SUPPLIED DATA →
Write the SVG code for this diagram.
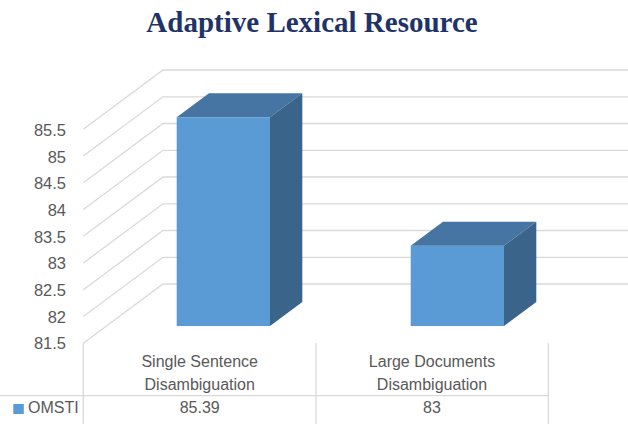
<svg xmlns="http://www.w3.org/2000/svg" width="628" height="424" viewBox="0 0 628 424">
<style>
.grid{stroke:#D9D9D9;stroke-width:1.3;fill:none}
.tbl{stroke:#D9D9D9;stroke-width:1.3;fill:none}
.ax{font-family:"Liberation Sans",Arial,sans-serif;font-size:16.5px;fill:#595959;text-anchor:end}
.cat{font-family:"Liberation Sans",Arial,sans-serif;font-size:16px;fill:#595959;text-anchor:middle}
.front{fill:#5B9BD5}
.top{fill:#4675A4}
.side{fill:#3A6489}
.title{font-family:"Liberation Serif","Times New Roman",serif;font-weight:bold;font-size:29px;fill:#1F3368;text-anchor:middle}
</style>
<rect width="628" height="424" fill="#FFFFFF"/>
<text class="title" x="312" y="32">Adaptive Lexical Resource</text>
<g id="gridlines">
<path class="grid" d="M83.3,343.3 L163,284 H628 M83.3,316.5 L163,257.3 H628 M83.3,289.8 L163,230.5 H628 M83.3,263 L163,203.8 H628 M83.3,236.3 L163,177 H628 M83.3,209.5 L163,150.3 H628 M83.3,182.8 L163,123.5 H628 M83.3,156 L163,96.8 H628 M83.3,129.3 L163,70 H628"/>
</g>
<g id="axis-labels">
<text class="ax" x="66" y="136">85.5</text>
<text class="ax" x="66" y="162.7">85</text>
<text class="ax" x="66" y="189.4">84.5</text>
<text class="ax" x="66" y="216.1">84</text>
<text class="ax" x="66" y="242.7">83.5</text>
<text class="ax" x="66" y="269.4">83</text>
<text class="ax" x="66" y="296.1">82.5</text>
<text class="ax" x="66" y="322.7">82</text>
<text class="ax" x="66" y="349.4">81.5</text>
</g>
<g id="bar-single">
<rect class="front" x="176.7" y="117.3" width="93.3" height="208.7"/>
<polygon class="top" points="176.7,117.3 209,93.3 302.3,93.3 270,117.3"/>
<polygon class="side" points="270,117.3 302.3,93.3 302.3,302 270,326"/>
</g>
<g id="bar-large">
<rect class="front" x="410.7" y="245.7" width="93.3" height="80.3"/>
<polygon class="top" points="410.7,245.7 443,221.7 536.3,221.7 504,245.7"/>
<polygon class="side" points="504,245.7 536.3,221.7 536.3,302 504,326"/>
</g>
<g id="data-table">
<path class="tbl" d="M83.3,343 V424 M316,343 V424 M548.3,343 V424 M0,395.7 H548.3"/>
<text class="cat" x="199.7" y="367">Single Sentence</text>
<text class="cat" x="199.7" y="390">Disambiguation</text>
<text class="cat" x="432" y="367">Large Documents</text>
<text class="cat" x="432" y="390">Disambiguation</text>
<rect x="13.3" y="404" width="10.5" height="10" fill="#5B9BD5"/>
<text class="cat" x="28" y="413.3" style="text-anchor:start">OMSTI</text>
<text class="cat" x="199.7" y="413.3">85.39</text>
<text class="cat" x="432" y="413.3">83</text>
</g>
</svg>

WHAT IS REQUIRED →
Transcribe the full listing above exactly, with the images removed.

OUTPUT FOR THIS TASK →
Write the SVG code for this diagram.
<svg xmlns="http://www.w3.org/2000/svg" width="628" height="424" viewBox="0 0 628 424">
<style>
.grid{stroke:#D9D9D9;stroke-width:1.3;fill:none}
.tbl{stroke:#D9D9D9;stroke-width:1.3;fill:none}
.ax{font-family:"Liberation Sans",Arial,sans-serif;font-size:16.5px;fill:#595959;text-anchor:end}
.cat{font-family:"Liberation Sans",Arial,sans-serif;font-size:16px;fill:#595959;text-anchor:middle}
.front{fill:#5B9BD5}
.top{fill:#4675A4}
.side{fill:#3A6489}
.title{font-family:"Liberation Serif","Times New Roman",serif;font-weight:bold;font-size:29px;fill:#1F3368;text-anchor:middle}
</style>
<rect width="628" height="424" fill="#FFFFFF"/>
<text class="title" x="312" y="32">Adaptive Lexical Resource</text>
<g id="gridlines">
<path class="grid" d="M83.3,343.3 L163,284 H628 M83.3,316.5 L163,257.3 H628 M83.3,289.8 L163,230.5 H628 M83.3,263 L163,203.8 H628 M83.3,236.3 L163,177 H628 M83.3,209.5 L163,150.3 H628 M83.3,182.8 L163,123.5 H628 M83.3,156 L163,96.8 H628 M83.3,129.3 L163,70 H628"/>
</g>
<g id="axis-labels">
<text class="ax" x="66" y="136">85.5</text>
<text class="ax" x="66" y="162.7">85</text>
<text class="ax" x="66" y="189.4">84.5</text>
<text class="ax" x="66" y="216.1">84</text>
<text class="ax" x="66" y="242.7">83.5</text>
<text class="ax" x="66" y="269.4">83</text>
<text class="ax" x="66" y="296.1">82.5</text>
<text class="ax" x="66" y="322.7">82</text>
<text class="ax" x="66" y="349.4">81.5</text>
</g>
<g id="bar-single">
<rect class="front" x="176.7" y="117.3" width="93.3" height="208.7"/>
<polygon class="top" points="176.7,117.3 209,93.3 302.3,93.3 270,117.3"/>
<polygon class="side" points="270,117.3 302.3,93.3 302.3,302 270,326"/>
</g>
<g id="bar-large">
<rect class="front" x="410.7" y="245.7" width="93.3" height="80.3"/>
<polygon class="top" points="410.7,245.7 443,221.7 536.3,221.7 504,245.7"/>
<polygon class="side" points="504,245.7 536.3,221.7 536.3,302 504,326"/>
</g>
<g id="data-table">
<path class="tbl" d="M83.3,343 V424 M316,343 V424 M548.3,343 V424 M0,395.7 H548.3"/>
<text class="cat" x="199.7" y="367">Single Sentence</text>
<text class="cat" x="199.7" y="390">Disambiguation</text>
<text class="cat" x="432" y="367">Large Documents</text>
<text class="cat" x="432" y="390">Disambiguation</text>
<rect x="13.3" y="404" width="10.5" height="10" fill="#5B9BD5"/>
<text class="cat" x="28" y="413.3" style="text-anchor:start">OMSTI</text>
<text class="cat" x="199.7" y="413.3">85.39</text>
<text class="cat" x="432" y="413.3">83</text>
</g>
</svg>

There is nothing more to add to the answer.